Single by Fabri Fibra featuring Colapesce and Dimartino

from the album Caos
- Released: 18 March 2022
- Recorded: 2022
- Length: 3:34
- Label: Epic
- Songwriters: Fabrizio Tarducci; Davide Petrella; Zef; Marz;
- Producers: Zef; Marz;

Fabri Fibra singles chronology
| "Il mio amico" (2021) | "Propaganda" (2022) | "Sfiga" (2022) |

Colapesce singles chronology
| "Toy Boy" (2021) | "Propaganda" (2022) | "Non chiamarmi mai" (2022) |

Dimartino singles chronology
| "Toy Boy" (2021) | "Propaganda" (2022) | "Non chiamarmi mai" (2022) |

Music video
- "Propaganda" on YouTube

= Propaganda (song) =

"Propaganda" is a song by Italian rapper Fabri Fibra, with featured vocals by Colapesce and Dimartino. It was released on 18 March 2022 by Epic Records as the lead single from Fibra's tenth studio album Caos.

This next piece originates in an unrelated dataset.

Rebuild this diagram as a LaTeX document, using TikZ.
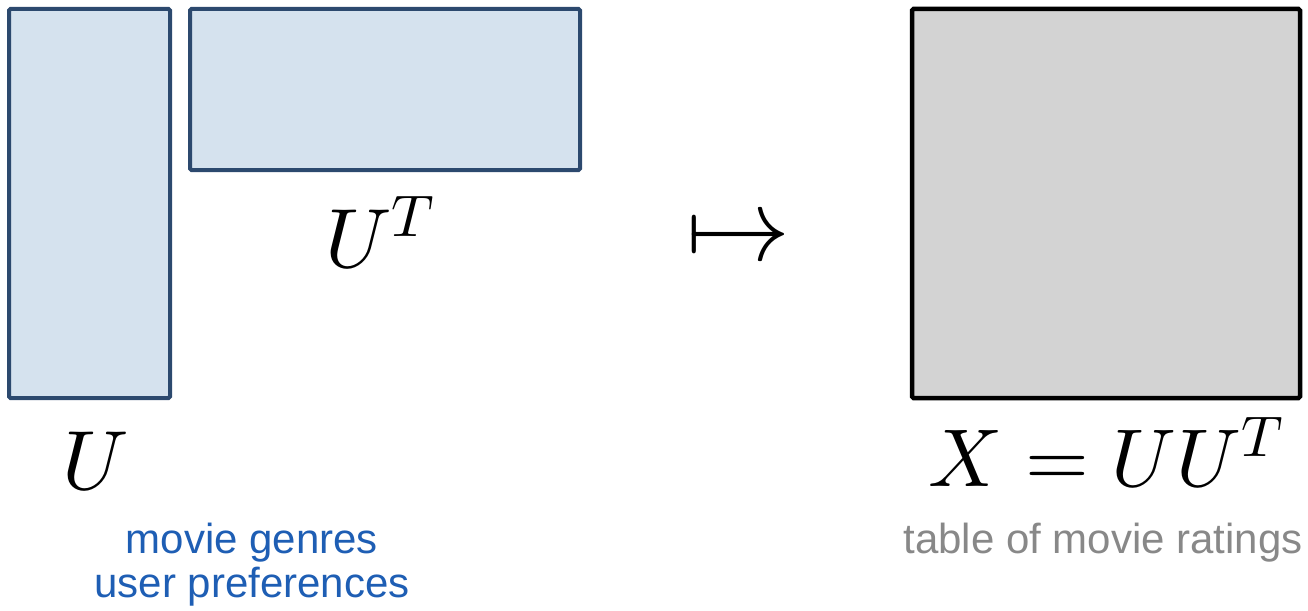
\documentclass[tikz,border=0pt]{standalone}
\usepackage{fix-cm}
\usepackage{fontspec}
\setsansfont{Liberation Sans}
% large math drawn from the 10pt design sizes, scaled freely
\DeclareFontShape{OML}{cmm}{m}{it}{<->cmmi10}{}
\DeclareFontShape{OT1}{cmr}{m}{n}{<->cmr10}{}
\DeclareFontShape{OMS}{cmsy}{m}{n}{<->cmsy10}{}
\definecolor{factfill}{RGB}{213,226,238}
\definecolor{factline}{RGB}{44,73,110}
\definecolor{prodfill}{RGB}{211,211,211}
\definecolor{notecol}{RGB}{30,94,180}
\definecolor{graycol}{RGB}{136,136,136}
\begin{document}
\begin{tikzpicture}[x=1pt,y=-1pt,
  factor/.style={draw=factline,fill=factfill,line width=4pt,rounded corners=1.5pt},
  product/.style={draw=black,fill=prodfill,line width=4.5pt,rounded corners=1.5pt},
  mathlbl/.style={inner sep=0pt,anchor=base,font=\fontsize{84}{100}\selectfont},
  note/.style={inner sep=0pt,anchor=base,font=\sffamily\fontsize{42}{50}\selectfont}]
\useasboundingbox (0,0) rectangle (1308,610);
% factor matrices
\draw[factor] (9,9) rectangle (170,398);
\draw[factor] (190,9) rectangle (580,170);
% resulting matrix
\draw[product] (912,9) rectangle (1300,398);
% labels
\node[mathlbl] (u) at (96,489) {$U$};
\node[mathlbl] (ut) at (380,267) {$U^T$};
\node[inner sep=0pt,font=\fontsize{104}{120}\selectfont] (map) at (738,241) {$\mapsto$};
\node[mathlbl,font=\fontsize{82}{98}\selectfont] (x) at (1106,486) {$X=UU^T$};
\node[note,text=notecol] (g1) at (252,553) {movie genres};
\node[note,text=notecol] (g2) at (252,597) {user preferences};
\node[note,text=graycol] (t) at (1103,553) {table of movie ratings};
\end{tikzpicture}
\end{document}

The song was written by the artist with Davide Petrella and produced by Zef and Marz.

==Music video==
A music video for "Propaganda", directed by Cosimo Alemà, was released onto YouTube on the same day. It was shot in Vercelli, most notably at the Basilica di Sant'Andrea and the Camera di Commercio building.

==Charts==

Weekly chart performance for "Propaganda"
| Chart (2023) | Peak position |
|---|---|
| Italy (FIMI) | 10 |
| Italy Airplay (EarOne) | 1 |

==Certifications==

| Region | Certification | Certified units/sales |
| Italy (FIMI) | 2× Platinum | 200,000^{‡} |
^{‡} Sales+streaming figures based on certification alone.